The CAT Review format: Quickly written reviews about shows I saw this weekend. Sorry in advance for any typos!
Candice Lin
Lithium Sex Demons in the Factory
September 22, 2023 – December 16, 2023
Canal Projects
351 Canal Street
If people aren’t talking about Candice Lin’s Lithium Sex Demons in the Factory, they should be: it’s a ghost story that queers digital logics in a demonic, but quite familiar “underworld.” I haven’t heard any murmurs bubbling up under louder forms of art discourse. Maybe it’s because the work isn’t totally new? It premiered in April 2023 at the Gwangju Biennale. And then, on top of that, Triple Canopy published a narrative told from the point of view of one of the Sex Demons earlier this year.
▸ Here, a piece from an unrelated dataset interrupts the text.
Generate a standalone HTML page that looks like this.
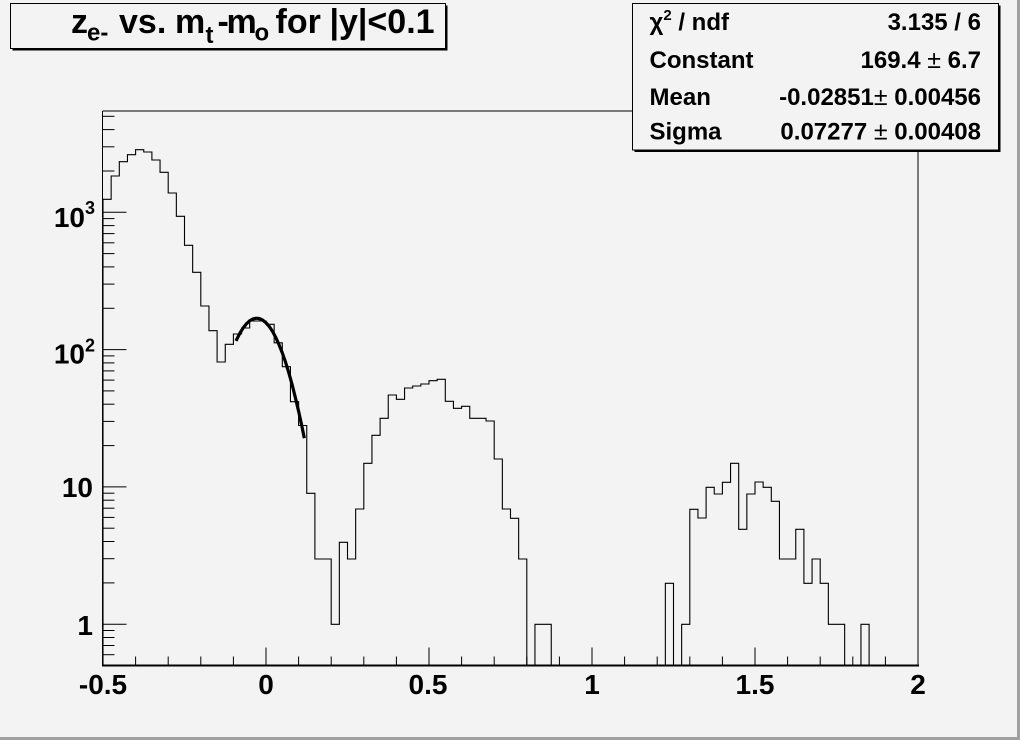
<!DOCTYPE html>
<html><head><meta charset="utf-8"><style>
html,body{margin:0;padding:0;background:#f3f3f3;}
svg{display:block;}
text{font-family:"Liberation Sans",Arial,Helvetica,sans-serif;font-weight:bold;fill:#000;}
</style></head><body>
<svg width="1020" height="740" viewBox="0 0 1020 740" xmlns="http://www.w3.org/2000/svg">
<rect x="0" y="0" width="1020" height="740" fill="#f3f3f3"/>
<rect x="1017" y="0" width="3" height="740" fill="#a0a0a0"/>
<rect x="0" y="737" width="1020" height="3" fill="#a0a0a0"/>

<!-- frame -->
<g stroke="#000" fill="none" stroke-width="1">
<line x1="102.5" y1="111" x2="918" y2="111"/>
<line x1="918" y1="111" x2="918" y2="666"/>
<line x1="102.5" y1="111" x2="102.5" y2="666"/>
</g>
<line x1="102" y1="665.5" x2="919" y2="665.5" stroke="#000" stroke-width="2"/>

<!-- y ticks -->
<g stroke="#000" stroke-width="1">
<line x1="102.5" y1="624.2" x2="126.5" y2="624.2"/>
<line x1="102.5" y1="486.9" x2="126.5" y2="486.9"/>
<line x1="102.5" y1="349.6" x2="126.5" y2="349.6"/>
<line x1="102.5" y1="212.3" x2="126.5" y2="212.3"/>
<line x1="102.5" y1="654.7" x2="114.5" y2="654.7"/>
<line x1="102.5" y1="645.5" x2="114.5" y2="645.5"/>
<line x1="102.5" y1="637.5" x2="114.5" y2="637.5"/>
<line x1="102.5" y1="630.5" x2="114.5" y2="630.5"/>
<line x1="102.5" y1="582.9" x2="114.5" y2="582.9"/>
<line x1="102.5" y1="558.7" x2="114.5" y2="558.7"/>
<line x1="102.5" y1="541.5" x2="114.5" y2="541.5"/>
<line x1="102.5" y1="528.2" x2="114.5" y2="528.2"/>
<line x1="102.5" y1="517.4" x2="114.5" y2="517.4"/>
<line x1="102.5" y1="508.2" x2="114.5" y2="508.2"/>
<line x1="102.5" y1="500.2" x2="114.5" y2="500.2"/>
<line x1="102.5" y1="493.2" x2="114.5" y2="493.2"/>
<line x1="102.5" y1="445.6" x2="114.5" y2="445.6"/>
<line x1="102.5" y1="421.4" x2="114.5" y2="421.4"/>
<line x1="102.5" y1="404.2" x2="114.5" y2="404.2"/>
<line x1="102.5" y1="390.9" x2="114.5" y2="390.9"/>
<line x1="102.5" y1="380.1" x2="114.5" y2="380.1"/>
<line x1="102.5" y1="370.9" x2="114.5" y2="370.9"/>
<line x1="102.5" y1="362.9" x2="114.5" y2="362.9"/>
<line x1="102.5" y1="355.9" x2="114.5" y2="355.9"/>
<line x1="102.5" y1="308.3" x2="114.5" y2="308.3"/>
<line x1="102.5" y1="284.1" x2="114.5" y2="284.1"/>
<line x1="102.5" y1="266.9" x2="114.5" y2="266.9"/>
<line x1="102.5" y1="253.6" x2="114.5" y2="253.6"/>
<line x1="102.5" y1="242.8" x2="114.5" y2="242.8"/>
<line x1="102.5" y1="233.6" x2="114.5" y2="233.6"/>
<line x1="102.5" y1="225.6" x2="114.5" y2="225.6"/>
<line x1="102.5" y1="218.6" x2="114.5" y2="218.6"/>
<line x1="102.5" y1="171.0" x2="114.5" y2="171.0"/>
<line x1="102.5" y1="146.8" x2="114.5" y2="146.8"/>
<line x1="102.5" y1="129.6" x2="114.5" y2="129.6"/>
<line x1="102.5" y1="116.3" x2="114.5" y2="116.3"/>
</g>

<!-- x ticks -->
<g stroke="#000" stroke-width="1">
<line x1="103" y1="665" x2="103" y2="647.5"/>
<line x1="266" y1="665" x2="266" y2="647.5"/>
<line x1="429" y1="665" x2="429" y2="647.5"/>
<line x1="592" y1="665" x2="592" y2="647.5"/>
<line x1="755" y1="665" x2="755" y2="647.5"/>
<line x1="918" y1="665" x2="918" y2="647.5"/>
<line x1="135.6" y1="665" x2="135.6" y2="656.5"/>
<line x1="168.2" y1="665" x2="168.2" y2="656.5"/>
<line x1="200.8" y1="665" x2="200.8" y2="656.5"/>
<line x1="233.4" y1="665" x2="233.4" y2="656.5"/>
<line x1="298.6" y1="665" x2="298.6" y2="656.5"/>
<line x1="331.2" y1="665" x2="331.2" y2="656.5"/>
<line x1="363.8" y1="665" x2="363.8" y2="656.5"/>
<line x1="396.4" y1="665" x2="396.4" y2="656.5"/>
<line x1="461.6" y1="665" x2="461.6" y2="656.5"/>
<line x1="494.2" y1="665" x2="494.2" y2="656.5"/>
<line x1="526.8" y1="665" x2="526.8" y2="656.5"/>
<line x1="559.4" y1="665" x2="559.4" y2="656.5"/>
<line x1="624.6" y1="665" x2="624.6" y2="656.5"/>
<line x1="657.2" y1="665" x2="657.2" y2="656.5"/>
<line x1="689.8" y1="665" x2="689.8" y2="656.5"/>
<line x1="722.4" y1="665" x2="722.4" y2="656.5"/>
<line x1="787.6" y1="665" x2="787.6" y2="656.5"/>
<line x1="820.2" y1="665" x2="820.2" y2="656.5"/>
<line x1="852.8" y1="665" x2="852.8" y2="656.5"/>
<line x1="885.4" y1="665" x2="885.4" y2="656.5"/>
</g>

<!-- histogram -->
<path fill="none" stroke="#000" stroke-width="1.1" d="M103,665.5
V199.3 h8.15 V176 h8.15 V161.7 h8.15 V154.7 h8.15 V149.7 h8.15 V152 h8.15 V160 h8.15 V172.3 h8.15 V193 h8.15 V216.3 h8.15
V245.3 h8.15 V272.3 h8.15 V306 h8.15 V330.7 h8.15 V362 h8.15 V344.3 h8.15 V334 h8.15 V328 h8.15 V321 h8.15 V321 h8.15
V324.3 h8.15 V342.8 h8.15 V366.7 h8.15 V401.7 h8.15 V425.5 h8.15 V493.3 h8.15 V559 h16.3 V624.3 h8.15 V542.3 h8.15
V559 h8.15 V509 h8.15 V463.3 h8.15 V435.3 h8.15 V418.3 h8.15 V395 h8.15 V399.3 h8.15 V388 h8.15 V386 h8.15 V384 h8.15
V380.7 h8.15 V379.3 h8.15 V401.3 h8.15 V408.3 h8.15 V406.3 h8.15 V418.3 h16.3 V421 h8.15 V459 h8.15 V509 h8.15
V518.3 h8.15 V559 h8.15 V665.5 h8.15 V624.3 h16.3 V665.5 h114.1 V583.3 h8.15 V665.5 h8.15 V624.3 h8.15
V509.3 h8.15 V518 h8.15 V487.3 h8.15 V494 h8.15 V482.3 h8.15 V463.3 h8.15 V529.3 h8.15 V494 h8.15 V482 h8.15
V487.3 h8.15 V501.3 h8.15 V559 h16.3 V529.3 h8.15 V583.3 h8.15 V559 h8.15 V583.3 h8.15 V624.3 h16.3
V665.5 h16.3 V624.3 h8.15 V665.5 h48.9"/>

<!-- fit -->
<polyline fill="none" stroke="#000" stroke-width="3.2" stroke-linejoin="round" points="
236.0,340.9 239.9,333.1 243.2,327.9 246.4,323.8 249.7,320.8 253.0,318.9 256.2,318.2 259.5,318.6 262.7,320.1 266.0,322.8
269.3,326.5 272.5,331.4 275.8,337.5 279.0,344.6 282.3,352.9 285.6,362.3 288.8,372.8 292.1,384.5 295.3,397.3 298.6,411.2
301.9,426.2 304.3,438.2"/>

<!-- y labels -->
<text x="93" y="635" font-size="28" text-anchor="end">1</text>
<text x="93" y="497" font-size="28" text-anchor="end">10</text>
<text x="95" y="363.5" font-size="28" text-anchor="end">10<tspan font-size="18" dy="-12">2</tspan></text>
<text x="95" y="227" font-size="28" text-anchor="end">10<tspan font-size="18" dy="-13">3</tspan></text>

<!-- x labels -->
<text x="103" y="694" font-size="28" text-anchor="middle">-0.5</text>
<text x="266" y="694" font-size="28" text-anchor="middle">0</text>
<text x="428" y="694" font-size="28" text-anchor="middle">0.5</text>
<text x="592" y="694" font-size="28" text-anchor="middle">1</text>
<text x="755" y="694" font-size="28" text-anchor="middle">1.5</text>
<text x="918" y="694" font-size="28" text-anchor="middle">2</text>

<!-- title box -->
<rect x="12.5" y="5.5" width="435" height="45" fill="#000"/>
<rect x="10.5" y="3.5" width="435" height="45" fill="#f3f3f3" stroke="#000" stroke-width="1"/>
<text x="71" y="33" font-size="34">z</text>
<text x="87" y="40.5" font-size="24">e-</text>
<text x="119" y="33" font-size="34">vs.</text>
<text x="175" y="33" font-size="34">m</text>
<text x="205.5" y="43" font-size="24">t</text>
<text x="217.5" y="33" font-size="34">-</text>
<text x="226.5" y="33" font-size="34">m</text>
<text x="254.5" y="40.5" font-size="24">o</text>
<text x="275.5" y="33" font-size="34">for</text>
<text x="329.5" y="33" font-size="34">|y|&lt;0.1</text>

<!-- stats box -->
<rect x="634.5" y="5.5" width="366" height="146.5" fill="#000"/>
<rect x="632.5" y="3.5" width="366" height="146.5" fill="#f3f3f3" stroke="#000" stroke-width="1"/>
<text x="649.5" y="30" font-size="24">χ<tspan font-size="15" dy="-10">2</tspan><tspan dy="10"> / ndf</tspan></text>
<text x="649.5" y="68" font-size="24">Constant</text>
<text x="649.5" y="105" font-size="24">Mean</text>
<text x="649.5" y="139.5" font-size="24">Sigma</text>
<text x="981" y="30" font-size="24" text-anchor="end">3.135 / 6</text>
<text x="981" y="68" font-size="24" text-anchor="end">169.4 <tspan font-weight="normal" font-size="25">±</tspan> 6.7</text>
<text x="981" y="105" font-size="24" text-anchor="end">-0.02851<tspan font-weight="normal" font-size="25">±</tspan> 0.00456</text>
<text x="981" y="139.5" font-size="24" text-anchor="end">0.07277 <tspan font-weight="normal" font-size="25">±</tspan> 0.00408</text>
</svg>
</body></html>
It was aptly titled “My Life as a Lithium Sex Demon.”
Both the story and the exhibition reference the digital underworld. The production of digital devices, from tablets to e-bikes, relies on infrastructures of mining and refining, with devastation to the bodies and environments that participate in these chains of action. The underworld looks pretty banal at times in the exhibition: there’s standing desks that have been made to look like someone’s personal workstation, with Post-It notes, photographs, and memes on each desk. There’s some elements referencing hard labor of the factory, but it’s usually in the form of a proxy, like a rock tumbler. Some of the desks have tablets that have been covered in ceramic frames to imply that these computers are at once very, very old as part of what I want to call a “media archaeologic.” This is not a sleek type of art that cozies up well with the sexy stories about progress that come to light in major tech narratives about the Green Transition.
So, there’s mainstream sexy and then with Lin, there’s still a world of Sex Demons who will never belong (even though I oddly find them somewhat cute).
Lin’s multi-titted demon resembles any number of mythic mother wolves like the one who suckled Romulus and Remus back to life. But instead of breasts filled with life-giving energy, there is a corpse demon whose ribcage pops open to reveal dusty residue from once valuable batteries.
Lin’s demons seek to find out if love is possible within this world. Unfortunately, love becomes transmuted like all things under capital into a realm of possession. One desires to possess another and that seems to be love. But that type of possession in the world of the Lithium Sex Demons results in stealing to possess what one does not have, and stealing away to possess one another. Even after death, the end results in everyone continuing to want more—more capital and more flesh.